A: People love Saratoga, they love racing. And I try to re-kindle that feeling that they have with my painting . . . I’m an emotional guy, I guess.
Q: Since the 1970s, you’ve taken many photos that inspire your paintings. Has digital photography changed how you paint?
A: It just makes it easier because I can get instant gratification from taking pictures. Then, I put the feelings that I had into the paintings. It’s not a copy of the photo, it’s a feeling, it’s how I responded when I saw the image. There is a difference.
Q: When you are commissioned to paint a portrait of a thoroughbred, what is your process?

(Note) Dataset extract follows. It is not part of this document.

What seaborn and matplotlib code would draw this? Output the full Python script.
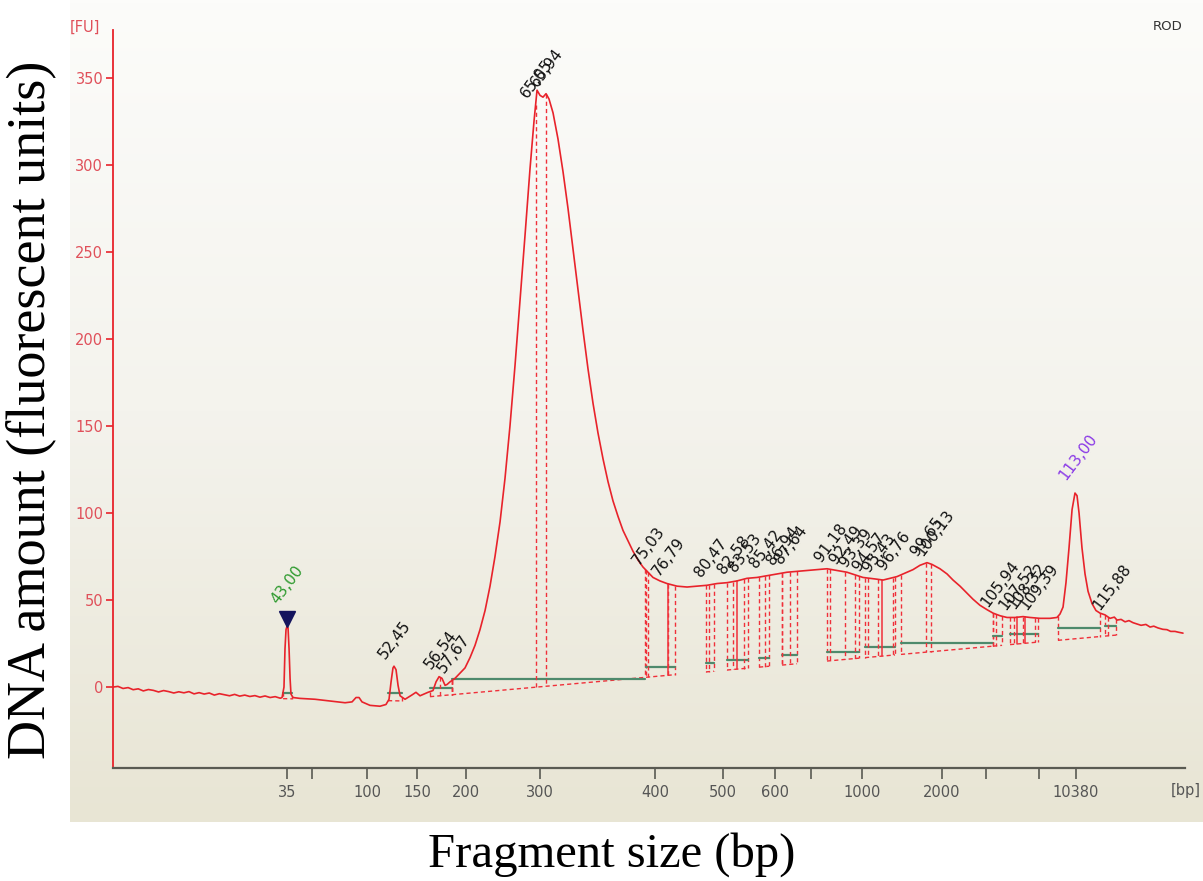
import numpy as np
import pandas as pd
import matplotlib
matplotlib.use("Agg")
import matplotlib.pyplot as plt
import seaborn as sns
from matplotlib.colors import LinearSegmentedColormap

# ---------------- data (migration time [s] vs fluorescence [FU]) ----------------
time_s = [27.56, 28.00, 28.45, 28.90, 29.35, 29.80, 30.25, 30.70, 31.15, 31.60,
          32.05, 32.50, 32.95, 33.40, 33.85, 34.30, 34.75, 35.20, 35.65, 36.10,
          36.55, 37.00, 37.45, 37.90, 38.35, 38.80, 39.25, 39.70, 40.15, 40.60,
          41.05, 41.50, 41.95, 42.40, 42.56,
          42.73, 42.82, 42.91, 43.00, 43.09, 43.18, 43.27,
          43.35, 43.53, 44.15, 45.48, 46.81, 48.15, 48.77, 49.12, 49.39, 49.65,
          50.36, 51.25, 51.78, 52.05, 52.23, 52.40, 52.49, 52.67, 52.85, 53.03,
          53.47, 54.09, 54.44, 54.80, 55.51, 55.95, 56.22, 56.49, 56.75, 57.02,
          57.20, 57.46, 57.90, 58.35, 58.79, 59.24, 59.68, 60.12, 60.57, 61.01,
          61.45, 61.90, 62.34, 62.78, 63.23, 63.67, 64.12, 64.56, 64.91, 65.18,
          65.45, 65.71, 65.98, 66.24, 66.60, 67.04, 67.49, 67.93, 68.37, 68.82,
          69.26, 69.70, 70.15, 70.59, 71.04, 71.48, 71.92, 72.37, 72.81, 73.25,
          73.70, 74.14, 74.58, 75.03, 75.47, 76.09, 76.71, 77.60, 78.49, 79.38,
          80.26, 81.15, 82.04, 82.92, 83.81, 84.70, 85.59, 86.47, 87.36, 88.25,
          89.13, 90.02, 90.91, 91.80, 92.68, 93.39, 94.10, 94.72, 95.34, 95.88,
          96.50, 97.12, 97.83, 98.54, 99.16, 99.78, 100.22, 100.93, 101.56, 102.09,
          102.71, 103.33, 103.86, 104.48, 105.10, 105.64, 106.26, 106.88, 107.59, 108.30,
          108.92, 109.81, 110.69, 111.31, 111.58, 111.85, 112.11, 112.38, 112.65, 112.91,
          113.09, 113.27, 113.53, 113.80, 114.07, 114.42, 114.77, 115.13,
          115.57, 116.02, 116.40, 116.64, 117.00, 117.35, 117.70, 118.06, 118.40, 118.77,
          119.20, 119.57, 119.90, 120.27, 120.70, 121.07, 121.40, 121.78, 122.10, 122.49]
fu = [0, 0.4, -0.8, -0.3, -1.5, -1.0, -2.2, -1.4, -1.9, -2.8,
      -2.0, -2.6, -3.4, -2.7, -3.3, -2.6, -3.9, -3.2, -4.0, -3.4,
      -4.6, -3.8, -4.4, -5.0, -4.2, -5.2, -4.6, -5.4, -4.9, -5.8,
      -5.1, -6.0, -5.5, -6.4, -6.0,
      0, 22, 33, 35, 34, 22, 5,
      -4, -6, -6.5, -7, -8, -9, -8.5, -6, -6, -8.5,
      -10.5, -11, -10, -7, 3, 11, 12, 10, 1, -5,
      -7, -4.5, -3, -5, -3, -2, 3, 6, 5, 1,
      1.5, 3, 5, 8, 11, 17, 24, 33, 44, 58,
      75, 95, 120, 150, 185, 222, 260, 298, 325, 343,
      340, 339, 341, 338, 330, 315, 296, 275, 252, 228,
      205, 183, 163, 146, 131, 118, 107, 98, 90, 84,
      78, 73, 69, 66, 63, 61, 59.5, 58, 57.5, 58,
      58.5, 59.5, 60, 61, 62.5, 63, 64, 65, 66, 66.5,
      67, 67.5, 68, 67, 66, 64.5, 63, 62.5, 62, 61.5,
      62.5, 63.5, 65.5, 67.5, 70, 71.5, 70.5, 68, 65, 61.5,
      58, 54, 50.5, 47, 44.5, 42.5, 41, 40, 40, 40.5,
      40, 39.5, 39.5, 40, 42, 46, 60, 80, 102, 111.5,
      110, 100, 80, 65, 55, 48, 44, 42.5,
      41.5, 39.5, 40.2, 38.5, 38.9, 37.5, 38.2, 37.0, 36.3, 35.5,
      36.0, 34.5, 35.0, 34.0, 33.2, 33.0, 32.0, 32.0, 31.5, 31.0]

# x-axis ladder positions (time) and their bp labels
tick_pos = [43.0, 45.22, 50.10, 54.53, 58.88, 65.45, 75.65, 81.68, 86.30, 89.49,
            94.01, 101.11, 105.02, 109.72, 113.0]
tick_lab = ["35", "", "100", "150", "200", "300", "400", "500", "600", "",
            "1000", "2000", "", "", "10380"]
y_ticks = [0, 50, 100, 150, 200, 250, 300, 350]

# peak labels (migration times)
peak_times = [43.00, 52.45, 56.54, 57.67, 65.05, 65.94, 75.03, 76.79, 80.47, 82.58,
              83.53, 85.42, 86.94, 87.64, 91.18, 92.49, 93.39, 94.57, 95.43, 96.76,
              99.65, 100.13, 105.94, 107.52, 108.32, 109.39, 113.00, 115.88]

# peak windows: start, end, level of the green peak baseline
win_start = [42.65, 51.96, 55.69, 57.64, 74.85, 80.17, 82.04, 84.88, 86.92, 90.91,
             94.28, 97.47, 105.64, 107.15, 111.40, 115.57]
win_end = [43.44, 53.20, 57.64, 74.76, 77.42, 80.88, 83.90, 85.76, 88.25, 93.75,
           96.94, 105.64, 106.43, 109.63, 115.13, 116.55]
win_level = [-3.5, -3.5, -0.5, 4.6, 11.5, 13.8, 15.5, 16.7, 18.4, 20.0,
             23.0, 25.3, 29.3, 30.4, 34.0, 35.0]
solid_t = [76.79, 82.92, 95.80, 107.77, 108.48]

# global (dashed) baseline anchors
bl_t = [41.5, 53.5, 55.7, 116.6]
bl_v = [-6.5, -8.0, -5.5, 29.9]

# ---------------- figure ----------------
W, H = 1203, 881
sns.set_theme(style="white")
plt.rcParams["font.family"] = ["DejaVu Sans"]
fig = plt.figure(figsize=(W / 100, H / 100), dpi=100)
fig.patch.set_facecolor("white")

# gradient panel background
bg = fig.add_axes([70 / W, 1 - 822 / H, 1 - 70 / W, 822 / H], zorder=0)
grad = np.linspace(0, 1, 256).reshape(-1, 1)
cmap = LinearSegmentedColormap.from_list("bg", ["#fcfcfa", "#f4f3ed", "#e8e5d4"])
bg.imshow(grad, aspect="auto", cmap=cmap, extent=[0, 1, 0, 1], origin="upper")
bg.axis("off")

ax = fig.add_axes([113 / W, 1 - 768 / H, (1185 - 113) / W, (768 - 30) / H], zorder=1)
ax.patch.set_alpha(0)

RED = "#e8232b"
DRED = "#f0303a"
GREEN = "#4e8a6c"

df = pd.DataFrame({"time": time_s, "fu": fu})
sns.lineplot(data=df, x="time", y="fu", ax=ax, color=RED, linewidth=1.2,
             estimator=None, sort=False, zorder=4)

tt = np.array(time_s)
ff = np.array(fu)


def curve(t):
    return float(np.interp(t, tt, ff))


def base(t):
    return float(np.interp(t, bl_t, bl_v))


dash_kw = dict(color=DRED, linewidth=1.0, linestyle=(0, (3, 2.2)), zorder=3)

for s, e, lv in zip(win_start, win_end, win_level):
    ax.plot([s, s], [curve(s), base(s)], **dash_kw)
    ax.plot([e, e], [curve(e), base(e)], **dash_kw)
    ax.plot([s, e], [base(s), base(e)], **dash_kw)
    ax.plot([s, e], [lv, lv], color=GREEN, linewidth=1.6, zorder=3)

for t in peak_times:
    if t in (43.00, 52.45, 113.00):
        continue
    ax.plot([t, t], [curve(t), base(t)], **dash_kw)

for t in solid_t:
    ax.plot([t, t], [curve(t), base(t)], color=DRED, linewidth=1.1, zorder=3)

# marker triangle
ax.plot([43.0], [39.0], marker="v", markersize=11, color="#14145e", zorder=5)

for t in peak_times:
    lab = f"{t:.2f}".replace(".", ",")
    col = "#111111"
    off = (-6, 5)
    if t == 43.00:
        col, off = "#2e9a2e", (-7, 20)
    elif t == 113.00:
        col, off = "#8a3ae6", (-8, 12)
    ax.annotate(lab, xy=(t, curve(t)), xytext=off, textcoords="offset pixels",
                rotation=53, rotation_mode="anchor", ha="left", va="bottom",
                fontsize=11, color=col, zorder=6)

ax.set_xlim(27.56, 122.67)
ax.set_ylim(-46.5, 377.6)
ax.set_xticks(tick_pos)
ax.set_xticklabels(tick_lab)
ax.set_yticks(y_ticks)
ax.set_yticklabels([str(v) for v in y_ticks])
ax.set_xlabel("")
ax.set_ylabel("")

for side in ("top", "right"):
    ax.spines[side].set_visible(False)
ax.spines["left"].set_color(RED)
ax.spines["left"].set_linewidth(1.3)
ax.spines["bottom"].set_color("#5a5a52")
ax.spines["bottom"].set_linewidth(1.6)

ax.tick_params(axis="x", direction="out", length=8, width=1.2, color="#5a5a52",
               labelcolor="#555555", labelsize=10.5, pad=4, bottom=True)
ax.tick_params(axis="y", direction="out", length=5, width=1.2, color=RED,
               labelcolor="#e0505a", labelsize=10.5, pad=2, left=True)

fig.text(85 / W, 1 - 27 / H, "[FU]", color="#e0505a", fontsize=10.5, ha="center", va="center")
fig.text(1168 / W, 1 - 27 / H, "ROD", color="#333333", fontsize=9.5, ha="center", va="center")
fig.text(1186 / W, 1 - 791 / H, "[bp]", color="#555555", fontsize=10.5, ha="center", va="center")

fig.text(31 / W, 1 - 410 / H, "DNA amount (fluorescent units)", rotation=90,
         family="Liberation Serif", fontsize=39, ha="center", va="center", color="black")
fig.text(612 / W, 1 - 855 / H, "Fragment size (bp)",
         family="Liberation Serif", fontsize=35, ha="center", va="center", color="black")

fig.savefig("out.png", dpi=100, facecolor="white")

A: First thing I do is see the horse at the stable, working out in the morning, etc.. Then I talk to the people who take care of the horse: the trainers, the jockeys, the grooms, especially the grooms, because they know them almost like people, and they can give me little hints as to what their habits are, and hopefully it shows through in the painting. It’s interesting, because they are all different in many ways. I remember painting Ruffian, and she had like a different personality when she was on a racetrack. In the backstretch, she was as calm as can be. But when it was time to race, she was all muscle. . . . It was unbelievable.
Q: Do you sketch and take photos of the horse?
A: Yes, I do both. Most of the horses I paint are not retired, they are still racing. The trainers, in particular, are concerned with not disturbing the horse, so it’s done very quickly. I take pictures and make note of the markings and things the camera can’t pick up. And it’s more than a one-time visit. When I start doing the painting, I notice things, and I go back and refresh my memory.
Q: Do you follow the careers of Saratoga’s favorite thoroughbreds, like Rachel Alexandra?
A: Yes, I do. I did a portrait of Rachel Alexandra that will be in Saratoga, at the Holiday Inn. I’m kind of anticipating that she will run. She loves that race track.
Q: Do you place bets?
A: (He laughs heartily) I’ve left my contributions there.
Q: Do you feel a connection to Saratoga?
A: I have made friends, some of my collectors are dear friends. They’ve purchased paintings, and we’ve socialized, and they are wonderful people. It’s been a wonderful experience.”
Q: You’ve been to race tracks across the country. What is special about Saratoga?
A: It’s just so unbelievable how everybody reacts to it. They may all be grouches elsewhere, but when they get to Saratoga, they are friendly. It’s a wonderful environment. I hope it keeps going.